When hitchhiking, or any time I meet up with strangers, I encounter a recurring mentality. Like the fellow whose life was packed away in the back of a car on its way from Cleveland to San Francisco, many Americans view their present situation as a transition from one job to the next, from one city to another. Ask a person the simple question of where he's from and you discover that it's not so simple. "Well, if you mean where I grew up, it was Florida, but I left there years ago and haven't been back," goes a typical response. "I spent a good deal of time in New York, but right now I'm working in Kansas City. I really can't say I'm from anywhere."
While the individual American, like any other person, remains tied, at bottom, to the place of his childhood, he realizes, as in the Thomas Wolfe title, that "you can't go home again." Americans leave home to pursue their fortunes elsewhere, in strange locations and foreign surroundings. And as soon as they are installed in the new situation they feel alien and misplaced, as though torn from some childhood Eden. So they move on, settling elsewhere in a vain effort to resurrect the shade of the trees on their childhood street and the sun-bright dust on the local ball field.
And so travel becomes the American's defining experience and mobility his distinctive characteristic, and the nation's endless system of roads becomes the intricate network through which some elusive goal, some beckoning fortune is pursued.
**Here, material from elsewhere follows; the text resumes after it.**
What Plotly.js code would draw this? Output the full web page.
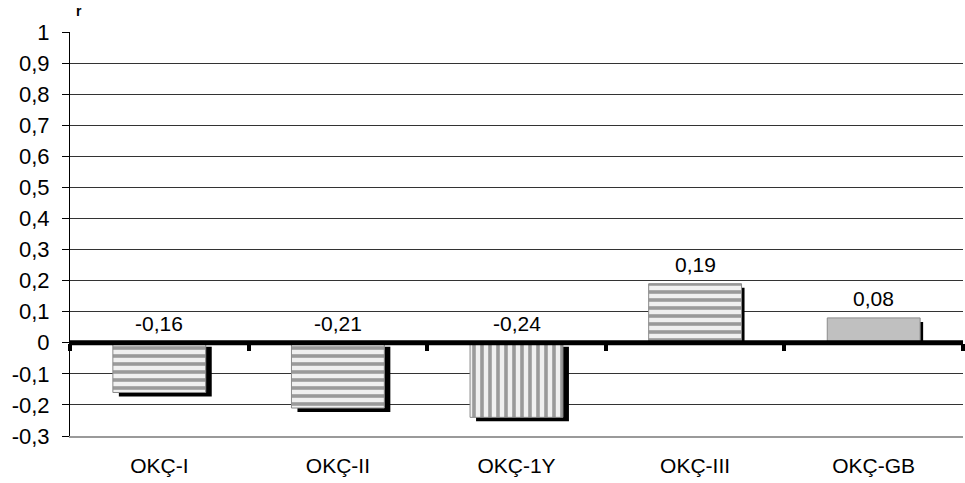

The highway is a slender thread between a worn past and an alluring future. And after a while, after enough stops along the way, the endpoints of past and future, of Detroit and New Orleans and Seattle and Baltimore, fade away, and the unfolding of the road itself becomes the important event. And so, perhaps it is only while traveling, in a state of flux and transition, that the American finds his identity, a fleeting identity which is all present and which dissolves as soon as it is constructed. We reach our destination and the present begins to recede into a new past.
This is what was so fascinating about California Split. As Altman himself has described the movie, it is "an atmospheric film about gambling. It has no story, no plot, but it does have a progression." It is the same progression as the unfolding highway. The movie's obtrusive sense of present, constructed from the fast win and fast loss, the tension of a big money poker game, the green felt of a Reno crap table, a bowl of Fruit Loops for breakfast, flashes by with the same dreamy transcience as Colorado mountains, Utah salt flats, Nevada deserts, and California farms outside a car window.